Re: Scala vs Python for ETL with Spark

2020-10-22 Thread Gourav Sengupta
Hi Mich,

this is turning into a troll now, can you please stop this?

No one uses Scala where Python should be used, and no one uses Python where
Scala should be used - it all depends on requirements. Everyone understands
polyglot programming and how to use relevant technologies best to their
advantage.


Regards,
Gourav Sengupta


On Thu, Oct 22, 2020 at 5:13 PM Mich Talebzadeh 
wrote:

> Today I had a discussion with a lead developer on a client site regarding
> Scala or PySpark. with Spark.
>
> They were not doing data science and reluctantly agreed that PySpark was
> used for ETL.
>
> In mitigation he mentioned that in his team he is the only one that is an
> expert on Scala (his words) and the rest are Python savvys.
>
> It shows again that at times functionality is sacrificed in favour of the
> availability of resources and reaffirms what some members were saying
> regarding the choice of the technology based on TCO, favouring Python over
> Spark.
>
> HTH,
>
> Mich
>
> *Disclaimer:* Use it at your own risk.

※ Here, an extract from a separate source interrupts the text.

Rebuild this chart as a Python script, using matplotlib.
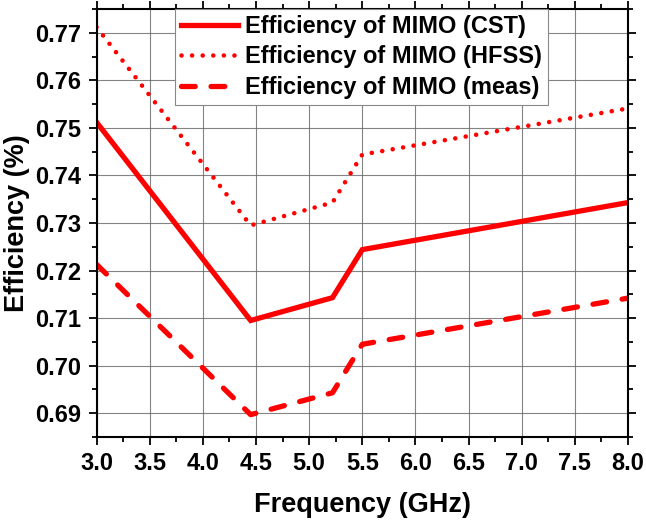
import numpy as np
import matplotlib.pyplot as plt
from matplotlib.ticker import MultipleLocator

plt.rcParams['font.family'] = ['Liberation Sans', 'DejaVu Sans']
plt.rcParams['font.weight'] = 'bold'

### Data ###
freq = [3.0, 4.45, 5.22, 5.5, 8.0]
eff_cst = [0.7512, 0.7095, 0.7143, 0.7244, 0.7343]
eff_hfss = [0.7712, 0.7295, 0.7343, 0.7444, 0.7541]
eff_meas = [0.7213, 0.6897, 0.6943, 0.7045, 0.7142]
labels = ["Efficiency of MIMO (CST)", "Efficiency of MIMO (HFSS)", "Efficiency of MIMO (meas)"]

### Plot ###
fig = plt.figure(figsize=(6.46, 5.23), dpi=100)
ax = fig.add_axes([96.5/646, 1 - 437/523, (628 - 96.5)/646, (437 - 9)/523])

ax.plot(freq, eff_cst, color='#ff0000', lw=3.8, solid_joinstyle='miter', label=labels[0])
ax.plot(freq, eff_hfss, color='#ff0000', lw=3.3, linestyle=(0, (0.01, 2.3)),
        dash_capstyle='round', label=labels[1])
ax.plot(freq, eff_meas, color='#ff0000', lw=3.8, linestyle=(0, (2.6, 3.0)),
        dash_capstyle='round', label=labels[2])

ax.set_xlim(3.0, 8.0)
ax.set_ylim(0.685, 0.775)
ax.xaxis.set_major_locator(MultipleLocator(0.5))
ax.xaxis.set_minor_locator(MultipleLocator(0.25))
ax.yaxis.set_major_locator(MultipleLocator(0.01))
ax.yaxis.set_minor_locator(MultipleLocator(0.005))
ax.xaxis.set_major_formatter(plt.FormatStrFormatter('%.1f'))
ax.yaxis.set_major_formatter(plt.FormatStrFormatter('%.2f'))
ax.set_yticks([0.69, 0.70, 0.71, 0.72, 0.73, 0.74, 0.75, 0.76, 0.77])

ax.tick_params(which='both', direction='out', top=True, right=True, width=1.3)
ax.tick_params(which='major', length=6, labelsize=17, pad=5)
ax.tick_params(which='minor', length=3.5)
for s in ax.spines.values():
	s.set_linewidth(1.5)

ax.grid(True, which='major', color='#666666', lw=0.8, alpha=0.8)
ax.set_axisbelow(True)

ax.set_xlabel("Frequency (GHz)", fontsize=19.5, fontweight='bold', labelpad=12)
ax.set_ylabel("Efficiency (%)", fontsize=19.5, fontweight='bold', labelpad=4)

leg = ax.legend(loc='upper right', bbox_to_anchor=(0.849, 1.0), fontsize=17,
                handlelength=2.4, frameon=True, fancybox=False, borderpad=0.25,
                labelspacing=0.32, handletextpad=0.3, borderaxespad=0)
leg.get_frame().set_edgecolor('#888888')
leg.get_frame().set_linewidth(0.8)
leg.get_frame().set_alpha(1)

fig.savefig("out.png", dpi=100)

Any and all responsibility for any
> loss, damage or destruction of data or any other property which may arise
> from relying on this email's technical content is explicitly disclaimed.
> The author will in no case be liable for any monetary damages arising from
> such loss, damage or destruction.
>
>
>
>
> On Fri, 9 Oct 2020 at 21:56, Mich Talebzadeh 
> wrote:
>
>> I have come across occasions when the teams use Python with Spark for
>> ETL, for example processing data from S3 buckets into Snowflake with Spark.
>>
>> The only reason I think they are choosing Python as opposed to Scala is
>> because they are more familiar with Python. Since Spark is written in
>> Scala, itself is an indication of why I think Scala has an edge.
>>
>> I have not done one to one comparison of Spark with Scala vs Spark with
>> Python. I understand for data science purposes most libraries like
>> TensorFlow etc. are written in Python but I am at loss to understand the
>> validity of using Python with Spark for ETL purposes.
>>
>> These are my understanding but they are not facts so I would like to get
>> some informed views on this if I can?
>>
>> Many thanks,
>>
>> Mich
>>
>>
>>
>>
>> LinkedIn * 
>> https://www.linkedin.com/profile/view?id=AAEWh2gBxianrbJd6zP6AcPCCdOABUrV8Pw
>> *
>>
>>
>>
>>
>>
>> *Disclaimer:* Use it at your own risk. Any and all responsibility for
>> any loss, damage or destruction of data or any other property which may
>> arise from relying on this email's technical content is explicitly
>> disclaimed. The author will in no case be liable for any monetary damages
>> arising from such loss, damage or destruction.
>>
>>
>>
>


Re: Scala vs Python for ETL with Spark

2020-10-22 Thread Mich Talebzadeh
Today I had a discussion with a lead developer on a client site regarding
Scala or PySpark. with Spark.

They were not doing data science and reluctantly agreed that PySpark was
used for ETL.

In mitigation he mentioned that in his team he is the only one that is an
expert on Scala (his words) and the rest are Python savvys.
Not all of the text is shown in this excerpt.